**WHAT THE TASK REQUIRES:**
Only the lines from the start of the data through the line containing "оценка за раздел" should be written out, exactly as they are, with both ends included and the pictures left out.

**SOURCE DATA:**
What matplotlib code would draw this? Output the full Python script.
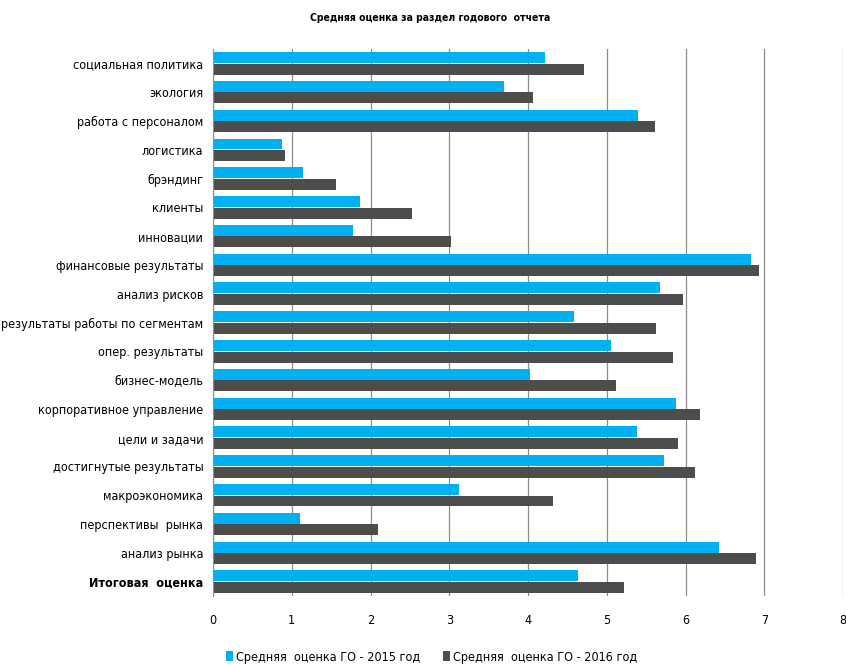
from matplotlib import pyplot as plt
import numpy as np

categories = [
    "социальная политика",
    "экология",
    "работа с персоналом",
    "логистика",
    "брэндинг",
    "клиенты",
    "инновации",
    "финансовые результаты",
    "анализ рисков",
    "результаты работы по сегментам",
    "опер. результаты",
    "бизнес-модель",
    "корпоративное управление",
    "цели и задачи",
    "достигнутые результаты",
    "макроэкономика",
    "перспективы  рынка",
    "анализ рынка",
    "Итоговая  оценка",
]
scores_2015 = [4.21, 3.70, 5.40, 0.88, 1.14, 1.87, 1.78, 6.83, 5.67, 4.58,
               5.05, 4.03, 5.88, 5.39, 5.73, 3.12, 1.10, 6.43, 4.63]
scores_2016 = [4.71, 4.06, 5.61, 0.92, 1.56, 2.53, 3.02, 6.93, 5.97, 5.62,
               5.84, 5.12, 6.18, 5.91, 6.12, 4.32, 2.10, 6.89, 5.22]
label_2015 = "Средняя  оценка ГО - 2015 год"
label_2016 = "Средняя  оценка ГО - 2016 год"
title = "Средняя оценка за раздел годового  отчета"

# narrow labels, close to the condensed look of the original
plt.rcParams["font.family"] = ["DejaVu Sans"]
plt.rcParams["font.stretch"] = "condensed"

fig = plt.figure(figsize=(8.46, 6.64), dpi=100)
ax = fig.add_axes([213 / 846, 1 - 596 / 664, 630 / 846, 547 / 664])

y = np.arange(len(categories))
h = 0.38
ax.barh(y - 0.2, scores_2015, height=h, color="#00B0F0", label=label_2015)
ax.barh(y + 0.2, scores_2016, height=h, color="#4D4D4D", label=label_2016)

ax.set_ylim(len(categories) - 0.5, -0.5)
ax.set_xlim(0, 8)
ax.set_xticks(range(9))
ax.set_yticks(y)
ax.set_yticklabels(categories, fontsize=9)
ax.get_yticklabels()[-1].set_fontweight("bold")
ax.tick_params(axis="y", length=0, pad=7)
ax.tick_params(axis="x", length=0, pad=13, labelsize=9)

ax.grid(axis="x", color="#8C8C8C", linewidth=0.9)
ax.set_axisbelow(True)
for side in ["top", "right", "bottom"]:
    ax.spines[side].set_visible(False)
ax.spines["left"].set_color("#8C8C8C")

fig.text(0.508, 1 - 18 / 664, title, ha="center", va="center",
         fontsize=7.5, fontweight="bold")

fig.legend(loc="center", bbox_to_anchor=(0.51, 1 - 657 / 664), ncol=2,
           frameon=False, fontsize=9, handlelength=0.6, handleheight=0.9,
           handletextpad=0.2, columnspacing=1.8)

plt.savefig("out.png")
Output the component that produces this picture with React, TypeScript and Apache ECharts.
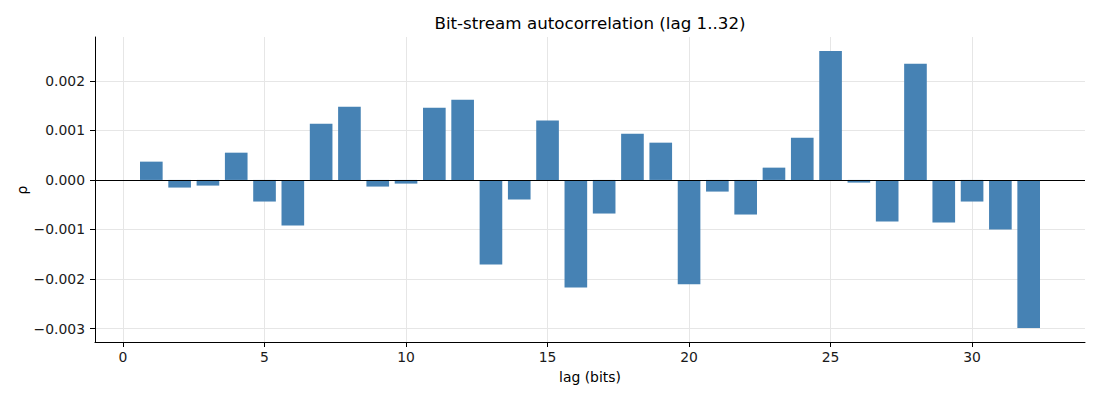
import React, { useEffect, useRef } from "react";
import * as echarts from "echarts";

const lags: number[] = Array.from({ length: 32 }, (_, i) => i + 1);
const rho: number[] = [
  0.000369, -0.000154, -0.000114, 0.00055, -0.000436, -0.00092, 0.001134, 0.001477,
  -0.000134, -0.000074, 0.001456, 0.001617, -0.001705, -0.000396, 0.001201, -0.002168,
  -0.000678, 0.000933, 0.000752, -0.002107, -0.000235, -0.000698, 0.000248, 0.000852,
  0.002604, -0.000054, -0.000839, 0.002342, -0.000859, -0.000436, -0.001, -0.00299,
];
const xTicks: number[] = [0, 5, 10, 15, 20, 25, 30];
const yTicks: number[] = [-0.003, -0.002, -0.001, 0, 0.001, 0.002];
const barWidth = 0.8;

const FONT = "DejaVu Sans";

export default function App() {
  const ref = useRef<HTMLDivElement>(null);
  useEffect(() => {
    if (!ref.current) return;
    const chart = echarts.init(ref.current, null, { renderer: "svg" });
    const data = lags.map((l, i) => [l, rho[i]]);
    chart.setOption({
      animation: false,
      backgroundColor: "#ffffff",
      textStyle: { fontFamily: FONT },
      grid: { left: 95, top: 37, width: 990, height: 305, containLabel: false },
      xAxis: {
        type: "value",
        min: -0.99,
        max: 33.99,
        axisLine: { show: true, onZero: false, lineStyle: { color: "#000", width: 1 } },
        axisTick: { show: true, length: 5, customValues: xTicks, lineStyle: { color: "#000", width: 1 } },
        axisLabel: {
          customValues: xTicks,
          color: "#1a1a1a",
          fontSize: 13.9,
          fontFamily: FONT,
          margin: 8,
        },
        splitLine: { show: true, lineStyle: { color: "#e6e6e6", width: 1 } },
      },
      yAxis: {
        type: "value",
        min: -0.00327,
        max: 0.002884,
        axisLine: { show: true, onZero: false, lineStyle: { color: "#000", width: 1 } },
        axisTick: { show: true, length: 5, customValues: yTicks, lineStyle: { color: "#000", width: 1 } },
        axisLabel: {
          customValues: yTicks,
          color: "#1a1a1a",
          fontSize: 13.9,
          fontFamily: FONT,
          margin: 10,
          formatter: (v: number) => {
            const s = Math.abs(v).toFixed(3);
            return v < -1e-12 ? "\u2212" + s : s;
          },
        },
        splitLine: { show: true, lineStyle: { color: "#e6e6e6", width: 1 } },
      },
      series: [
        {
          type: "custom",
          data,
          renderItem: (params: any, api: any) => {
            const x = api.value(0);
            const v = api.value(1);
            const p1 = api.coord([x - barWidth / 2, Math.max(v, 0)]);
            const p2 = api.coord([x + barWidth / 2, Math.min(v, 0)]);
            return {
              type: "rect",
              shape: { x: p1[0], y: p1[1], width: p2[0] - p1[0], height: p2[1] - p1[1] },
              style: { fill: "#4682b4" },
            };
          },
          markLine: {
            silent: true,
            symbol: "none",
            label: { show: false },
            lineStyle: { color: "#000", width: 1, type: "solid" },
            data: [{ yAxis: 0 }],
            z: 10,
          },
        },
      ],
      graphic: [
        {
          type: "text",
          x: 590,
          y: 23,
          style: {
            text: "Bit-stream autocorrelation (lag 1..32)",
            fontSize: 16.7,
            fontFamily: FONT,
            fill: "#000",
            textAlign: "center",
            textVerticalAlign: "middle",
          },
        },
        {
          type: "text",
          x: 590,
          y: 377,
          style: {
            text: "lag (bits)",
            fontSize: 13.9,
            fontFamily: FONT,
            fill: "#000",
            textAlign: "center",
            textVerticalAlign: "middle",
          },
        },
        {
          type: "text",
          x: 22,
          y: 190,
          rotation: Math.PI / 2,
          style: {
            text: "ρ",
            fontSize: 13.9,
            fontFamily: FONT,
            fill: "#000",
            textAlign: "center",
            textVerticalAlign: "middle",
          },
        },
      ],
    });
    return () => chart.dispose();
  }, []);
  return (
    <div
      ref={ref}
      style={{ position: "fixed", left: 0, top: 0, width: 1100, height: 400 }}
    />
  );
}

**EXPECTED ANSWER:**
What matplotlib code would draw this? Output the full Python script.
from matplotlib import pyplot as plt
import numpy as np

categories = [
    "социальная политика",
    "экология",
    "работа с персоналом",
    "логистика",
    "брэндинг",
    "клиенты",
    "инновации",
    "финансовые результаты",
    "анализ рисков",
    "результаты работы по сегментам",
    "опер. результаты",
    "бизнес-модель",
    "корпоративное управление",
    "цели и задачи",
    "достигнутые результаты",
    "макроэкономика",
    "перспективы  рынка",
    "анализ рынка",
    "Итоговая  оценка",
]
scores_2015 = [4.21, 3.70, 5.40, 0.88, 1.14, 1.87, 1.78, 6.83, 5.67, 4.58,
               5.05, 4.03, 5.88, 5.39, 5.73, 3.12, 1.10, 6.43, 4.63]
scores_2016 = [4.71, 4.06, 5.61, 0.92, 1.56, 2.53, 3.02, 6.93, 5.97, 5.62,
               5.84, 5.12, 6.18, 5.91, 6.12, 4.32, 2.10, 6.89, 5.22]
label_2015 = "Средняя  оценка ГО - 2015 год"
label_2016 = "Средняя  оценка ГО - 2016 год"
title = "Средняя оценка за раздел годового  отчета"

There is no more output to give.